Recorrido por las entrañas y el corazón del lugar
Este restorán rosarino es frecuentado por toda clase de comensales, y se destaca por su buena oferta de cortes de carne, sus vinos y menúes experimentales, como en ocasiones se hicieron con trufas. Es que para Carlos, "la cocina es un arte de constante innovación", y, en cambio, "la pastelería es pura química", son dos mundos diferentes, y a él lo que le interesa es seguir experimentando nuevos gustos. Es por eso que al invitarnos a recorrer el espacio, subimos a uno de los pisos superiores y lo primero que compartió fue su biblioteca: una estantería de dos metros de alto repleta de libros de cocina, entre los que estaba el de “vegetariana de la india”, uno de Narda Lepes, otro de vinos. “Es un lugar de consulta obligada para cuando pienso algún plato nuevo. Porque recuerdo referencias especializadas de donde sacar mayor información para elaborarlos”, indicó.
Después ingresamos en una laberíntica habitación acondicionada de poco más de dos metros cuadrados, y en la que se podía caminar con cuidado entre torres de cajas de madera: se trata de la cava del restorán. Allí los hermanos Avalle conservan decenas de etiquetas desde el primer día. “Lleva mucho armar una cava, pero estamos en eso. Hemos comprado hace mucho algunos vinos que nos interesa tener de colección, que no se encuentran en la carta, y otros que son de alta rotación que, aunque son más jóvenes, son de alta calidad también”, aseguró el chef.
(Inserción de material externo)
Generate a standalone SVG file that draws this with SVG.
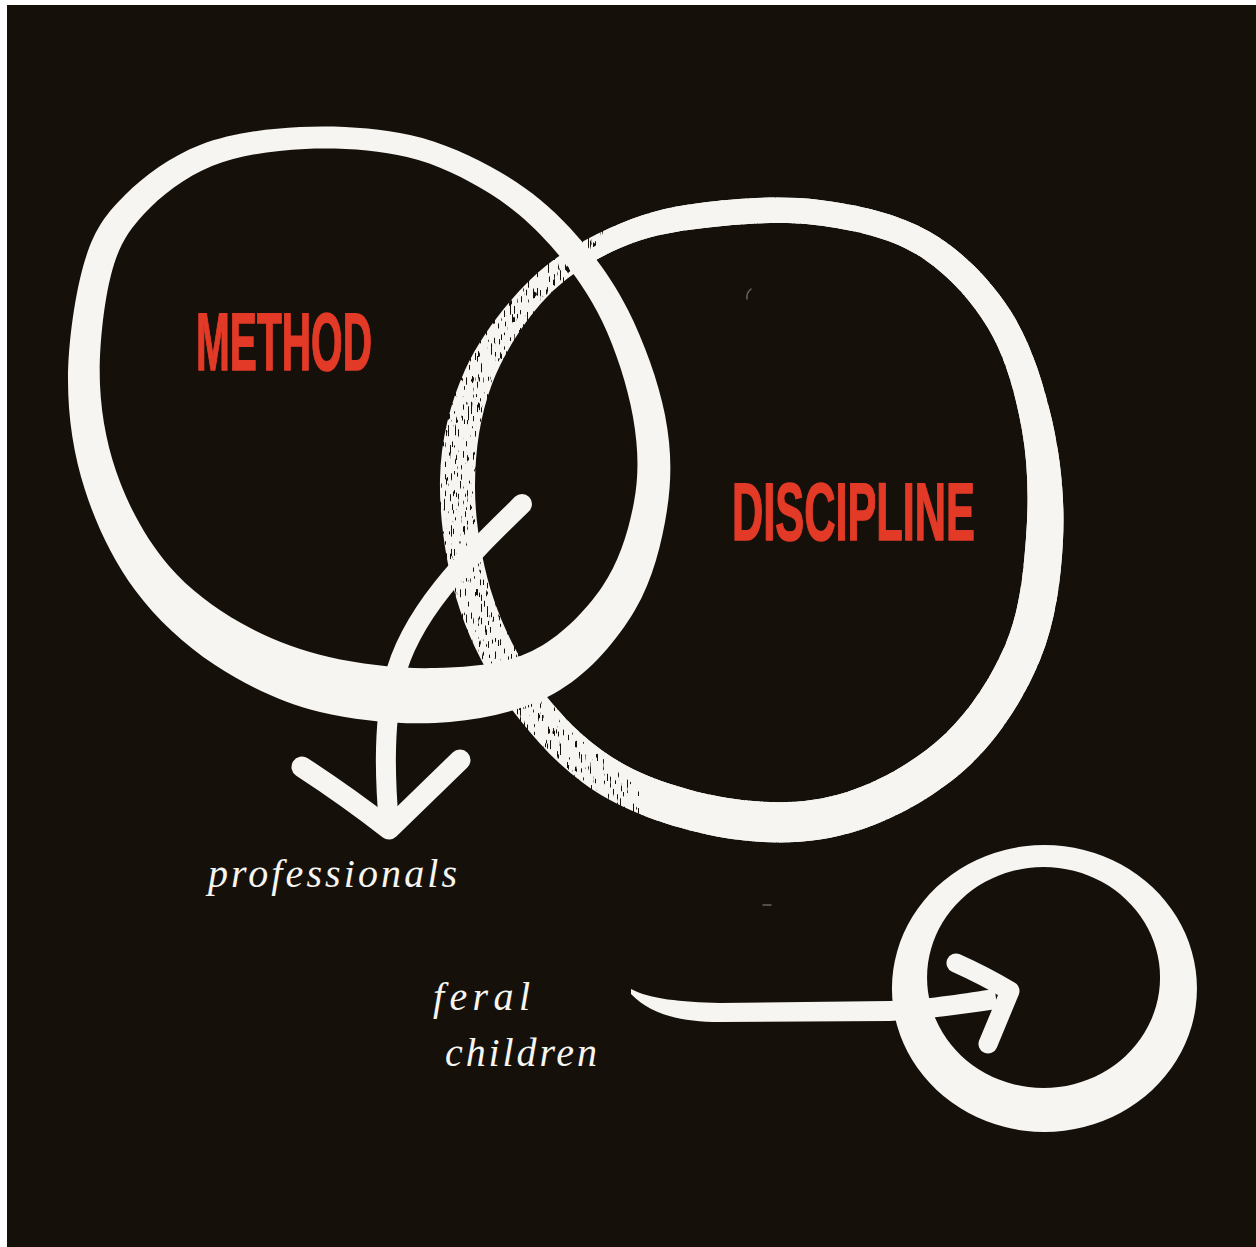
<svg xmlns="http://www.w3.org/2000/svg" width="1256" height="1247" viewBox="0 0 1256 1247">
  <defs>
    <filter id="drybrush" filterUnits="userSpaceOnUse" x="0" y="0" width="1256" height="1247">
      <feTurbulence type="fractalNoise" baseFrequency="0.7 0.08" numOctaves="2" seed="7" result="noise"/>
      <feColorMatrix in="noise" type="matrix" values="0 0 0 0 0  0 0 0 0 0  0 0 0 0 0  0 0 0 -22 15.2" result="holes"/>
      <feComposite in="SourceGraphic" in2="holes" operator="in"/>
    </filter>
    <clipPath id="cleanHalf">
      <path d="M640,0 L1256,0 L1256,1247 L660,1247 L640,790 L560,722 L520,600 L520,400 L560,300 L600,250 Z"/>
    </clipPath>
    <path id="ringDshape" d="M700,203 C735,198.3 781.7,195.2 820,200 C858.3,204.8 898.3,213.7 930,232 C961.7,250.3 989.7,278.7 1010,310 C1030.3,341.3 1043.2,381.7 1052,420 C1060.8,458.3 1065,500 1063,540 C1061,580 1055.5,622.5 1040,660 C1024.5,697.5 1000,736.7 970,765 C940,793.3 898.3,817.5 860,830 C821.7,842.5 781.7,845 740,840 C698.3,835 646.7,820 610,800 C573.3,780 545,751.7 520,720 C495,688.3 473.3,650 460,610 C446.7,570 439.2,520 440,480 C440.8,440 450,403.3 465,370 C480,336.7 505.8,303.7 530,280 C554.2,256.3 581.7,240.8 610,228 C638.3,215.2 665,207 700,203 Z
      M704,228 C736.5,224.2 779.7,220.7 815,225 C850.3,229.3 887.2,236.8 916,254 C944.8,271.2 970.3,298.7 988,328 C1005.7,357.3 1015.7,395 1022,430 C1028.3,465 1028.7,502.5 1026,538 C1023.3,573.5 1019.7,610.2 1006,643 C992.3,675.8 970.5,710.2 944,735 C917.5,759.8 880.7,781.2 847,792 C813.3,802.8 778.7,804.3 742,800 C705.3,795.7 659.5,783.2 627,766 C594.5,748.8 569.2,724.7 547,697 C524.8,669.3 506,635.3 494,600 C482,564.7 474.7,521 475,485 C475.3,449 480.2,415.2 492,384 C503.8,352.8 524.7,320.7 546,298 C567.3,275.3 593.7,259.7 620,248 C646.3,236.3 671.5,231.8 704,228 Z"/>
  </defs>
  <style>
    .ink { fill: #f6f5f1; fill-rule: evenodd; }
    .brush { fill: none; stroke: #f6f5f1; stroke-linecap: round; stroke-linejoin: round; }
    .title { font-family: "Liberation Sans Narrow", "Liberation Sans", Arial, sans-serif; font-weight: bold; font-size: 82px; fill: #e33a27; stroke: #e33a27; stroke-width: 1.6px; }
    .label { font-family: "Liberation Serif", "Times New Roman", serif; font-style: italic; font-size: 40px; fill: #f6f5f1; }
    .speck { fill: none; stroke: #8a8780; stroke-width: 1.5; stroke-linecap: round; opacity: 0.7; }
  </style>
  <rect x="0" y="0" width="1256" height="1247" fill="#ffffff"/>
  <rect id="bg" x="7" y="5" width="1249" height="1242" fill="#15110a"/>
  <path class="speck" d="M751,289 Q746,293 747,299"/>
  <path class="speck" d="M763,905 L771,905"/>

  <g id="node-discipline">
    <use href="#ringDshape" class="ink" filter="url(#drybrush)"/>
    <use href="#ringDshape" class="ink" clip-path="url(#cleanHalf)"/>
    <text class="title" x="732" y="540" textLength="243" lengthAdjust="spacingAndGlyphs">DISCIPLINE</text>
  </g>

  <g id="node-method">
    <path class="ink" d="M300,127 C335,125.3 376.7,127.5 410,135 C443.3,142.5 473.3,156.5 500,172 C526.7,187.5 548.7,205 570,228 C591.3,251 612.2,278.8 628,310 C643.8,341.2 658.5,381.7 665,415 C671.5,448.3 672,477.5 667,510 C662,542.5 652.8,580 635,610 C617.2,640 590.8,671.3 560,690 C529.2,708.7 490,718.3 450,722 C410,725.7 359.2,721.5 320,712 C280.8,702.5 245.8,685.3 215,665 C184.2,644.7 156.7,619.2 135,590 C113.3,560.8 96.2,525 85,490 C73.8,455 68,418.3 68,380 C68,341.7 75.5,290.8 85,260 C94.5,229.2 105.8,214.2 125,195 C144.2,175.8 170.8,156.3 200,145 C229.2,133.7 265,128.7 300,127 Z
      M305,149 C337.5,147.5 376.3,149.7 407,157 C437.7,164.3 465,178.2 489,193 C513,207.8 532.2,224.7 551,246 C569.8,267.3 588.3,292.5 602,321 C615.7,349.5 627.7,386.8 633,417 C638.3,447.2 639.2,473.7 634,502 C628.8,530.3 619,562.2 602,587 C585,611.8 559.8,637.5 532,651 C504.2,664.5 468.8,667 435,668 C401.2,669 361.3,664.5 329,657 C296.7,649.5 267.7,638.2 241,623 C214.3,607.8 189.2,589.5 169,566 C148.8,542.5 131.5,512.2 120,482 C108.5,451.8 101.5,419.5 100,385 C98.5,350.5 103.7,303.5 111,275 C118.3,246.5 127.2,232.2 144,214 C160.8,195.8 185.2,176.8 212,166 C238.8,155.2 272.5,150.5 305,149 Z"/>
    <text class="title" x="196" y="370" textLength="176" lengthAdjust="spacingAndGlyphs">METHOD</text>
  </g>

  <g id="node-feral">
    <path class="ink" d="M1044.5,845 A152.5,143.5 0 1 1 1044.4,845 Z M1043.5,867 A116.5,110.5 0 1 0 1043.6,867 Z"/>
  </g>

  <g id="label-professionals">
    <text class="label" x="208" y="887" textLength="249" lengthAdjust="spacing">professionals</text>
  </g>
  <g id="label-feral-children">
    <text class="label" x="433" y="1010" textLength="97" lengthAdjust="spacing">feral</text>
    <text class="label" x="445" y="1066" textLength="152" lengthAdjust="spacing">children</text>
  </g>

  <g id="connectors">
    <g id="arrow-professionals">
      <path class="brush" stroke-width="20" d="M522,504 C470,555 410,612 394,680 C382,730 386,790 389,826"/>
      <path class="brush" stroke-width="21" d="M302,767 Q348,797 389,829 L460,760"/>
    </g>
    <g id="arrow-feral">
      <path fill="#f6f5f1" d="M631,989 C650,999 680,1002 720,1003 L890,1001 C935,999 965,993 995,989 L997,1009 C962,1014 930,1019 890,1021 L720,1022 C680,1022 650,1014 631,994 Z"/>
      <path class="brush" stroke-width="19" d="M956,963 Q985,976 1010,991 L988,1044"/>
    </g>
  </g>
</svg>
Entre las decenas de etiquetas, mostró un especial Felipe Rutini 1997, y un botellón de cosecha especial de Catena Zapata en una esquina. También había muchas cajas del vino del enólogo Alejandro Vigil que ganó tres premios Parker, el Gran Enemigo Gualtallary. Llamaron la atención unas barras enormes de chocolate Fénix envueltas en metálico, que Carlos explicó: “Es el mejor del mundo. Con este que importamos hacemos los postres”. Carlos contó que vio la serie El Oso y opinó que “representa tal cual la pasión y el trabajo arduo de la cocina”. También se habló de política y de economía, pero lo que sucede en la cava, se queda en la cava.
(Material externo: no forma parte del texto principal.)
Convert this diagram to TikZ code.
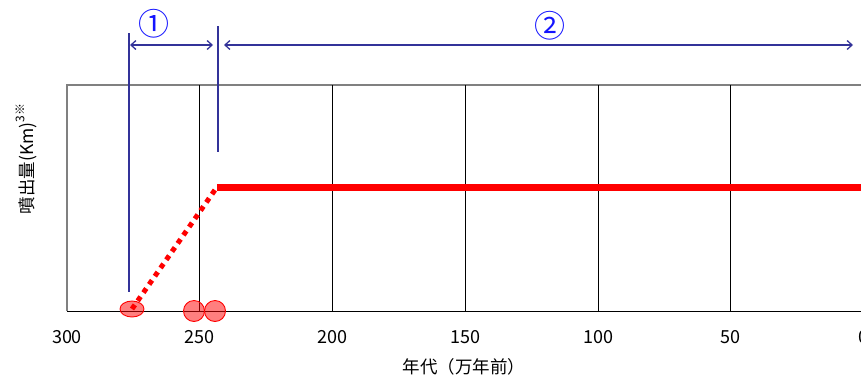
\documentclass[tikz,border=0pt]{standalone}
\usepackage{fontspec}
\setmainfont{Noto Sans CJK JP}
\usepackage{tikz}
\usetikzlibrary{arrows.meta,shapes.geometric}
\definecolor{PeriodBlue}{RGB}{51,51,153}
\definecolor{LabelBlue}{RGB}{20,20,255}

\begin{document}
\begin{tikzpicture}[x=1pt,y=-1pt,
  gridline/.style={black,line width=0.8pt},
  framegray/.style={gray,line width=1.5pt},
  periodline/.style={PeriodBlue,line width=1.6pt},
  periodarrow/.style={PeriodBlue,line width=1.3pt,{Straight Barb[length=5pt,width=9pt]}-{Straight Barb[length=5pt,width=9pt]}},
  erupt/.style={draw=red,fill=red,fill opacity=0.5,line width=0.9pt,inner sep=0pt},
  yearlbl/.style={font=\fontsize{18}{18}\selectfont},
  titlelbl/.style={font=\fontsize{17.5}{18}\selectfont},
  numlbl/.style={LabelBlue,font=\fontsize{31}{31}\selectfont}]
\useasboundingbox (0,0) rectangle (861,378);
% frame and grid
\draw[framegray] (67,311) -- (67,85) -- (861,85);
\foreach \v in {250,200,100,50}
  \draw[gridline] ({67+(300-\v)*2.655},85) -- ({67+(300-\v)*2.655},311);
\draw[gridline,line width=1.3pt] ({67+150*2.655},85) -- ({67+150*2.655},311);
\draw[gridline] (67,311) -- (861,311);
\foreach \v in {300,250,...,0}
  \node[yearlbl] (yr\v) at ({67+(300-\v)*2.655},337) {\v};
\node[titlelbl] (xtitle) at (464,367) {年代（万年前）};
\node[titlelbl,rotate=90] (ytitle) at (26,159)
  {噴出量(Km)\raisebox{0.9ex}{\fontsize{12}{12}\selectfont 3※}};
% eruptions
\node[erupt,ellipse,minimum width=24pt,minimum height=16pt] (erA) at (132,309) {};
\node[erupt,circle,minimum size=21pt] (erB) at (194,311) {};
\node[erupt,circle,minimum size=21pt] (erC) at (215,311) {};
\coordinate (knee) at (217,187);
\coordinate (flowend) at (861,187);
\draw[red,line width=5pt,dash pattern=on 5pt off 5pt] (erA.center) -- (knee);
\draw[red,line width=7pt] (knee) -- (flowend);
% periods
\coordinate (p1top) at (129,33);  \coordinate (p1bot) at (129,292);
\coordinate (p2top) at (218,26);  \coordinate (p2bot) at (218,152);
\draw[periodline] (p1top) -- (p1bot);
\draw[periodline] (p2top) -- (p2bot);
\coordinate (s1l) at (130,45); \coordinate (s1r) at (213,45);
\coordinate (s2l) at (224,45); \coordinate (s2r) at (853,45);
\draw[periodarrow] (s1l) -- (s1r);
\draw[periodarrow] (s2l) -- (s2r);
\node[numlbl] (num1) at (154,24) {①};
\node[numlbl] (num2) at (550,26) {②};
\end{tikzpicture}
\end{document}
Fue entonces que, bajando nuevamente las escaleras, conocimos el corazón del lugar: la cocina. Las mesadas largas de acero impolutas ya no dejaban rastros de todo lo cocinado en la jornada que terminaba. Solo quedaba en el fondo una fuente rectangular tapada con aluminio y atemperada a 50 grados. Dentro, rodeados de agua, pero embolsados en aire, se encontraban los cortes de churrasquito de picaña (tapa de cuadril). "Se cocina a las brasas, pero es clave dejar 24 horas en una coción lenta en el agua, en esas bolsas de vacìo, y eso consigue el resultado de un plato muy jugoso y tierno”, explicó Avalle.

Un poco de la historia
Ya sobre el final de la noche, Carlos Avalle hizo un relato sobre los comienzos, sobre la aventura de abrir un restorán junto a su hermano: “Hicimos remodelaciones edilicias durante años y cuando comenzamos, en 2008, pusimos 100 sillas con dinero de un Volkswagen Polo que vendió mi padre, y arrancamos”.
Tantos años después de aquel comienzo, reflexionó: “Ya llevamos 17 años que es un montón, y logramos ser el lugar de referencia en la tradición de quienes buscan platos gourmet de Argentina. Sabemos que eso no se hace en dos días, y la intención es que esto siga creciendo muchos años, ya que la propuesta no tiene nada que envidiar a los tope de gama de las grandes ciudades del mundo”.
Finalmente, recordó que esa misma noche un comensal le había dicho algo que es usual escuchar en Refinería: “Ésta es mi parada obligada cuando vengo a Rosario”.